[START OF DATA SEGMENT]

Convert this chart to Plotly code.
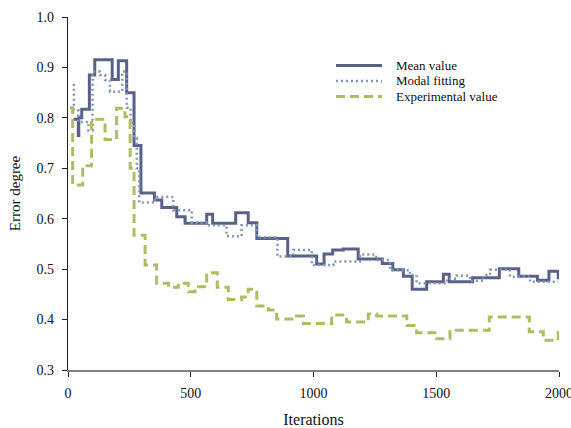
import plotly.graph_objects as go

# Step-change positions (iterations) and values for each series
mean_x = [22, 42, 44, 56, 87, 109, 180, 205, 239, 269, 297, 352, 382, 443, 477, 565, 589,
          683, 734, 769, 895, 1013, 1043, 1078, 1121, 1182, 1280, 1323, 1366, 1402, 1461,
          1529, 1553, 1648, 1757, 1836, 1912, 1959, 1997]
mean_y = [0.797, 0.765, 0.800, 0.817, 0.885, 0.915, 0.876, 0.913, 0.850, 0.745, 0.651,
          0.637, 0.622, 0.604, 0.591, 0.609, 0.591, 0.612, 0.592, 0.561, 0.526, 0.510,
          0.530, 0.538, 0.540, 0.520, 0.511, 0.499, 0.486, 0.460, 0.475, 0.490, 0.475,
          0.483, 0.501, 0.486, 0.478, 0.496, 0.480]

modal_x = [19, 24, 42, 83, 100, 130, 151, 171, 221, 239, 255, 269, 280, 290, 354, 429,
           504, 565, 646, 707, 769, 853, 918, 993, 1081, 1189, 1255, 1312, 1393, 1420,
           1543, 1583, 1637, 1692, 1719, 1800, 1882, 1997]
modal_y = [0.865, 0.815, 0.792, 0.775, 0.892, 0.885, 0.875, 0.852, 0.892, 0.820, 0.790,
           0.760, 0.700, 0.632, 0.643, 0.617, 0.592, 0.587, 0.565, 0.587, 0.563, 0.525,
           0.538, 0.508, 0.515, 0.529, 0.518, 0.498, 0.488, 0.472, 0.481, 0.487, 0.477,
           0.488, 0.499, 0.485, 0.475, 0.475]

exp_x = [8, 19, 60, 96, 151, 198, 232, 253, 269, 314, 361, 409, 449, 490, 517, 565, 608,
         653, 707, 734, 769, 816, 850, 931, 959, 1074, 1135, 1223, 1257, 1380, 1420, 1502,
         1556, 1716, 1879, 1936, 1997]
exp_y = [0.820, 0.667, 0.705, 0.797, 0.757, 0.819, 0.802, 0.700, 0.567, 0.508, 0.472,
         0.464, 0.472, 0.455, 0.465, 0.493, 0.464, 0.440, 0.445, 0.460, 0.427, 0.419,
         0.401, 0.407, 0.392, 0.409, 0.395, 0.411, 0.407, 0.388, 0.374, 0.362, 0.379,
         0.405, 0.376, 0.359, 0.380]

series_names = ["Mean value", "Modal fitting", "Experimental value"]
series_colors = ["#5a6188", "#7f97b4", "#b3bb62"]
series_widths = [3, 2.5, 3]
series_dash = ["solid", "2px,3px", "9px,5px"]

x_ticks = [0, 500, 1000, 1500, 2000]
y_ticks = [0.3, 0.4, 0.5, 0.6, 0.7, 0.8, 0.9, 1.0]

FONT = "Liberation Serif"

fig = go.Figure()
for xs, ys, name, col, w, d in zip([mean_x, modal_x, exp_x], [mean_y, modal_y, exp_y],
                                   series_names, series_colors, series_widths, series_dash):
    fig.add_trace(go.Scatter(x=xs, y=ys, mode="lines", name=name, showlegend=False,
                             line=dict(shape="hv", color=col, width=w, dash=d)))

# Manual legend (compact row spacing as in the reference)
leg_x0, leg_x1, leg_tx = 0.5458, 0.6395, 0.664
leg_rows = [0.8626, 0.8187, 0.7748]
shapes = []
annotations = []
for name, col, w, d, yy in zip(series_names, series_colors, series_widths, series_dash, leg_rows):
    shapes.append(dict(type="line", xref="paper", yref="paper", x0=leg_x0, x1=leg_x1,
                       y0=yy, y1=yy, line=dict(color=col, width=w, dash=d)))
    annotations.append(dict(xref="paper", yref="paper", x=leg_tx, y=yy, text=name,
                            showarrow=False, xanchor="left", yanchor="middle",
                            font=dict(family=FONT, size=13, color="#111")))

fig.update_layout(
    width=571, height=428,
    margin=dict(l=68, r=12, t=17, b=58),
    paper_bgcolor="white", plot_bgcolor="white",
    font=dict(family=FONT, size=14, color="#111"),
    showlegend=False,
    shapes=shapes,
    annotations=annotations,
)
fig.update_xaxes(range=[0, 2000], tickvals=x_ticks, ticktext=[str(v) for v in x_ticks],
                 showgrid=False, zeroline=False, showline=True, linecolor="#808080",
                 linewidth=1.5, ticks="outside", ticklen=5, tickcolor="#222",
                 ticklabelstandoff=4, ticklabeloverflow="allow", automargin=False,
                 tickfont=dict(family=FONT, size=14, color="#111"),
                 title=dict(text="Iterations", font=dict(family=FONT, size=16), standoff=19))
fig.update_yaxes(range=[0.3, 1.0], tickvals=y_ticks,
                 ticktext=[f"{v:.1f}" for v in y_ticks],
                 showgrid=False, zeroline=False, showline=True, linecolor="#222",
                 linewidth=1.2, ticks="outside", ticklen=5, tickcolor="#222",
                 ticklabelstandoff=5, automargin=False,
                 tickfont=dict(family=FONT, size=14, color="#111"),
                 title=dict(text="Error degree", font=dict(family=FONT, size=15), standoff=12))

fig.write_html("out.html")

[END OF DATA SEGMENT]

> [TASK DIRECTIONS]:
Repeat only the lines between the start of the data and the line with "0.488, 0.499, 0.485, 0.475, 0.475]", including those two lines, and skip the pictures.

> [SOLVED PROBLEM]:
Convert this chart to Plotly code.
import plotly.graph_objects as go

# Step-change positions (iterations) and values for each series
mean_x = [22, 42, 44, 56, 87, 109, 180, 205, 239, 269, 297, 352, 382, 443, 477, 565, 589,
          683, 734, 769, 895, 1013, 1043, 1078, 1121, 1182, 1280, 1323, 1366, 1402, 1461,
          1529, 1553, 1648, 1757, 1836, 1912, 1959, 1997]
mean_y = [0.797, 0.765, 0.800, 0.817, 0.885, 0.915, 0.876, 0.913, 0.850, 0.745, 0.651,
          0.637, 0.622, 0.604, 0.591, 0.609, 0.591, 0.612, 0.592, 0.561, 0.526, 0.510,
          0.530, 0.538, 0.540, 0.520, 0.511, 0.499, 0.486, 0.460, 0.475, 0.490, 0.475,
          0.483, 0.501, 0.486, 0.478, 0.496, 0.480]

modal_x = [19, 24, 42, 83, 100, 130, 151, 171, 221, 239, 255, 269, 280, 290, 354, 429,
           504, 565, 646, 707, 769, 853, 918, 993, 1081, 1189, 1255, 1312, 1393, 1420,
           1543, 1583, 1637, 1692, 1719, 1800, 1882, 1997]
modal_y = [0.865, 0.815, 0.792, 0.775, 0.892, 0.885, 0.875, 0.852, 0.892, 0.820, 0.790,
           0.760, 0.700, 0.632, 0.643, 0.617, 0.592, 0.587, 0.565, 0.587, 0.563, 0.525,
           0.538, 0.508, 0.515, 0.529, 0.518, 0.498, 0.488, 0.472, 0.481, 0.487, 0.477,
           0.488, 0.499, 0.485, 0.475, 0.475]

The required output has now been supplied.